▶ **Written task**: Return precisely the span of lines from the top of the material below to the line containing "from bokeh.resources import INLINE", both included. Pictures are excluded.

▶ **Provided material**:
==========

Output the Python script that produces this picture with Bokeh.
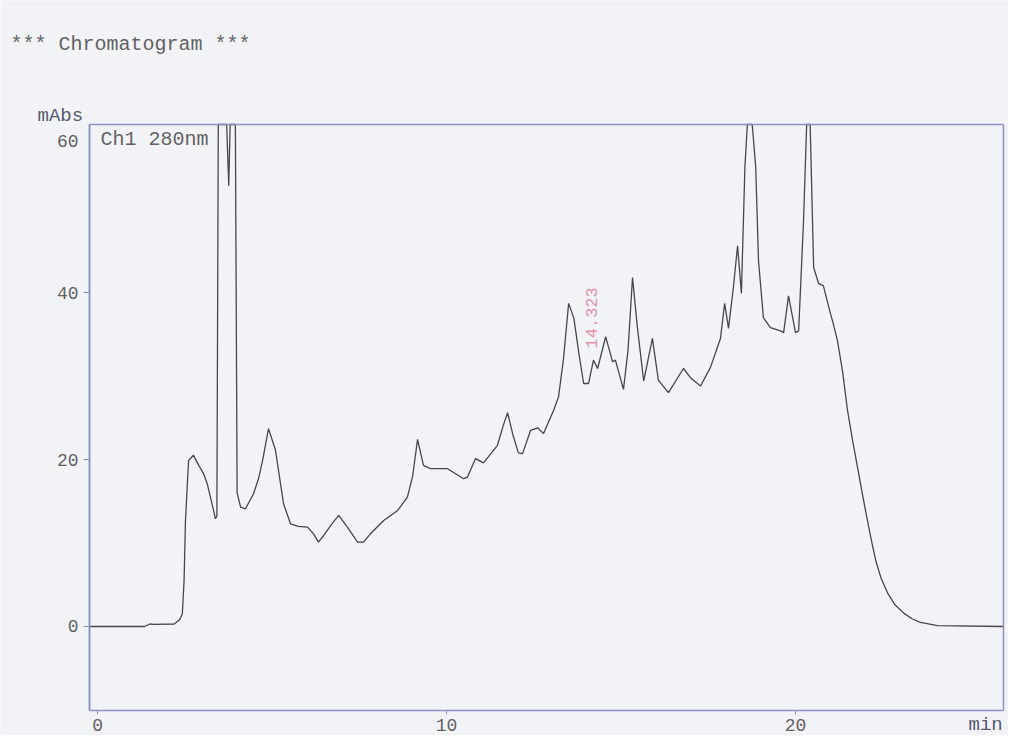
import math
import numpy as np
from bokeh.plotting import figure
from bokeh.models import Label, FixedTicker, Range1d, LinearAxis
from bokeh.embed import file_html
from bokeh.resources import INLINE

# ---- data (time in min, absorbance in mAbs) ----
time_min = [-0.23, 1.35, 1.50, 1.60, 2.20, 2.35, 2.43, 2.48, 2.52, 2.61,
            2.75, 2.90, 3.04, 3.15, 3.24, 3.38, 3.42, 3.46, 3.70, 3.76,
            3.80, 3.95, 4.00, 4.10, 4.24, 4.47, 4.62, 4.73, 4.90, 5.10,
            5.33, 5.53, 5.75, 6.02, 6.19, 6.33, 6.48, 6.70, 6.91, 7.16,
            7.45, 7.62, 7.82, 8.20, 8.60, 8.88, 9.03, 9.17, 9.34, 9.54,
            10.03, 10.49, 10.60, 10.83, 11.06, 11.46, 11.62, 11.75, 11.90, 12.06,
            12.18, 12.41, 12.61, 12.78, 13.07, 13.21, 13.35, 13.50, 13.65, 13.80,
            13.93, 14.07, 14.21, 14.33, 14.56, 14.76, 14.84, 15.07, 15.20, 15.33,
            15.47, 15.65, 15.90, 16.07, 16.36, 16.79, 16.99, 17.28, 17.56, 17.85,
            17.97, 18.08, 18.22, 18.34, 18.45, 18.55, 18.62, 18.76, 18.86, 18.94,
            19.08, 19.28, 19.57, 19.66, 19.80, 20.00, 20.09, 20.23, 20.32, 20.42,
            20.52, 20.66, 20.80, 21.00, 21.06, 21.20, 21.35, 21.49, 21.63, 21.78,
            21.92, 22.06, 22.18, 22.30, 22.45, 22.64, 22.85, 23.10, 23.35, 23.58,
            24.07, 25.96]
absorb_mabs = [0.0, 0.0, 0.3, 0.25, 0.3, 0.8, 1.5, 5.5, 12.7, 19.9,
               20.5, 19.3, 18.3, 17.0, 15.4, 12.9, 13.2, 120.0, 140.0, 52.8,
               140.0, 120.0, 16.0, 14.3, 14.1, 15.9, 17.8, 19.9, 23.7, 21.1,
               14.7, 12.3, 12.0, 11.9, 11.1, 10.1, 10.9, 12.2, 13.3, 11.9,
               10.1, 10.1, 11.1, 12.7, 13.9, 15.5, 18.0, 22.4, 19.3, 18.9,
               18.9, 17.7, 17.9, 20.1, 19.6, 21.7, 24.0, 25.6, 23.0, 20.8,
               20.7, 23.5, 23.8, 23.1, 25.9, 27.5, 32.0, 38.7, 36.9, 32.5,
               29.1, 29.1, 31.9, 30.9, 34.7, 31.7, 31.9, 28.4, 33.0, 41.8,
               35.8, 29.4, 34.5, 29.5, 28.0, 30.9, 29.8, 28.8, 31.0, 34.5,
               38.7, 35.7, 40.6, 45.6, 39.9, 55.0, 90.0, 90.0, 55.0, 43.8,
               37.0, 35.8, 35.4, 35.2, 39.6, 35.2, 35.4, 48.6, 90.0, 90.0,
               43.0, 41.1, 40.8, 37.5, 36.6, 34.3, 30.5, 25.9, 22.4, 19.0,
               15.8, 12.7, 10.2, 7.9, 5.8, 4.0, 2.6, 1.6, 0.9, 0.5,
               0.1, 0.0]

x_ticks = [0, 10, 20]
y_ticks = [0, 20, 40]
y_top_label = "60"
peak_rt = 14.323
peak_label = "14.323"
peak_label_y = 33.3

title_text = "*** Chromatogram ***"
y_unit_text = "mAbs"
x_unit_text = "min"
channel_text = "Ch1 280nm"

# ---- layout / style ----
W, H = 1008, 735
X_LO, X_HI = -0.23, 25.96          # plot box in data units
Y_LO, Y_HI = -10.06, 60.12
BOX_L, BOX_R, BOX_T, BOX_B = 89, 1003, 124, 710   # plot box in pixels
kx = (BOX_R - BOX_L) / (X_HI - X_LO)
ky = (BOX_B - BOX_T) / (Y_HI - Y_LO)
x_range = Range1d(X_LO - BOX_L / kx, X_HI + (W - BOX_R) / kx)
y_range = Range1d(Y_LO - (H - BOX_B) / ky, Y_HI + BOX_T / ky)
# the recorder prints its top scale label ~16 px below the frame corner
top_label_pos = round(Y_HI - 16 / ky, 2)

BG = "#f2f3f7"
FRAME = "#8d90c2"
TXT = "#626262"
FONT = "Liberation Mono"

p = figure(width=W, height=H, output_backend="svg", toolbar_location=None,
           x_range=x_range, y_range=y_range,
           x_axis_type=None, y_axis_type=None,
           min_border_left=0, min_border_right=0,
           min_border_top=0, min_border_bottom=0)
p.background_fill_color = BG
p.border_fill_color = BG
p.outline_line_color = None

# recorder trace (off-scale peaks are clipped at the top of the scale)
p.line(time_min, np.minimum(np.array(absorb_mabs), Y_HI),
       line_color="#474747", line_width=1.3)


def style_axis(ax):
    ax.axis_line_color = FRAME
    ax.axis_line_width = 1.5
    ax.major_tick_line_color = FRAME
    ax.major_tick_in = 0
    ax.minor_tick_line_color = None
    ax.major_label_text_font = FONT
    ax.major_label_text_font_size = "18px"
    ax.major_label_text_color = TXT


left_ax = LinearAxis(fixed_location=X_LO, ticker=FixedTicker(ticks=y_ticks),
                     bounds=(Y_LO, Y_HI))
style_axis(left_ax)
left_ax.major_tick_out = 6
left_ax.major_label_standoff = 5
p.add_layout(left_ax, "left")

left_top_ax = LinearAxis(fixed_location=X_LO, ticker=FixedTicker(ticks=[top_label_pos]),
                         bounds=(Y_LO, Y_HI))
style_axis(left_top_ax)
left_top_ax.major_tick_line_color = None
left_top_ax.major_tick_out = 6
left_top_ax.major_label_standoff = 5
left_top_ax.major_label_overrides = {top_label_pos: y_top_label,
                                     str(top_label_pos): y_top_label}
p.add_layout(left_top_ax, "left")

bottom_ax = LinearAxis(fixed_location=Y_LO, ticker=FixedTicker(ticks=x_ticks),
                       bounds=(X_LO, X_HI))
style_axis(bottom_ax)
bottom_ax.major_tick_out = 4
bottom_ax.major_label_standoff = 4
p.add_layout(bottom_ax, "below")

right_ax = LinearAxis(fixed_location=X_HI, ticker=FixedTicker(ticks=[]),
                      bounds=(Y_LO, Y_HI))
style_axis(right_ax)
right_ax.major_label_text_color = None
right_ax.major_tick_line_color = None
p.add_layout(right_ax, "right")

top_ax = LinearAxis(fixed_location=Y_HI, ticker=FixedTicker(ticks=[]),
                    bounds=(X_LO, X_HI))
style_axis(top_ax)
top_ax.major_label_text_color = None
top_ax.major_tick_line_color = None
p.add_layout(top_ax, "above")

# texts (screen units measured from the bottom-left of the canvas)
p.add_layout(Label(x=10, y=H - 44, x_units="screen", y_units="screen",
                   text=title_text, text_font=FONT, text_font_size="20px",
                   text_color=TXT, text_baseline="middle", text_align="left"))
p.add_layout(Label(x=37, y=H - 115, x_units="screen", y_units="screen",
                   text=y_unit_text, text_font=FONT, text_font_size="19px",
                   text_color="#555a70", text_baseline="middle", text_align="left"))
p.add_layout(Label(x=BOX_L + 11, y=H - 139, x_units="screen", y_units="screen",
                   text=channel_text, text_font=FONT, text_font_size="20px",
                   text_color=TXT, text_baseline="middle", text_align="left"))
p.add_layout(Label(x=968, y=0, x_units="screen", y_units="screen",
                   text=x_unit_text, text_font=FONT, text_font_size="19px",
                   text_color="#555a70", text_baseline="bottom", text_align="left"))
p.add_layout(Label(x=peak_rt, y=peak_label_y, angle=math.pi / 2,
                   text=peak_label, text_font=FONT, text_font_size="17px",
                   text_color="#e38fa8", text_baseline="bottom", text_align="left"))

html = file_html(p, INLINE)
html = html.replace("<body>", '<body style="background:%s">' % BG, 1)
open("out.html", "w").write(html)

==========

▶ **Answer for the task**:
Output the Python script that produces this picture with Bokeh.
import math
import numpy as np
from bokeh.plotting import figure
from bokeh.models import Label, FixedTicker, Range1d, LinearAxis
from bokeh.embed import file_html
from bokeh.resources import INLINE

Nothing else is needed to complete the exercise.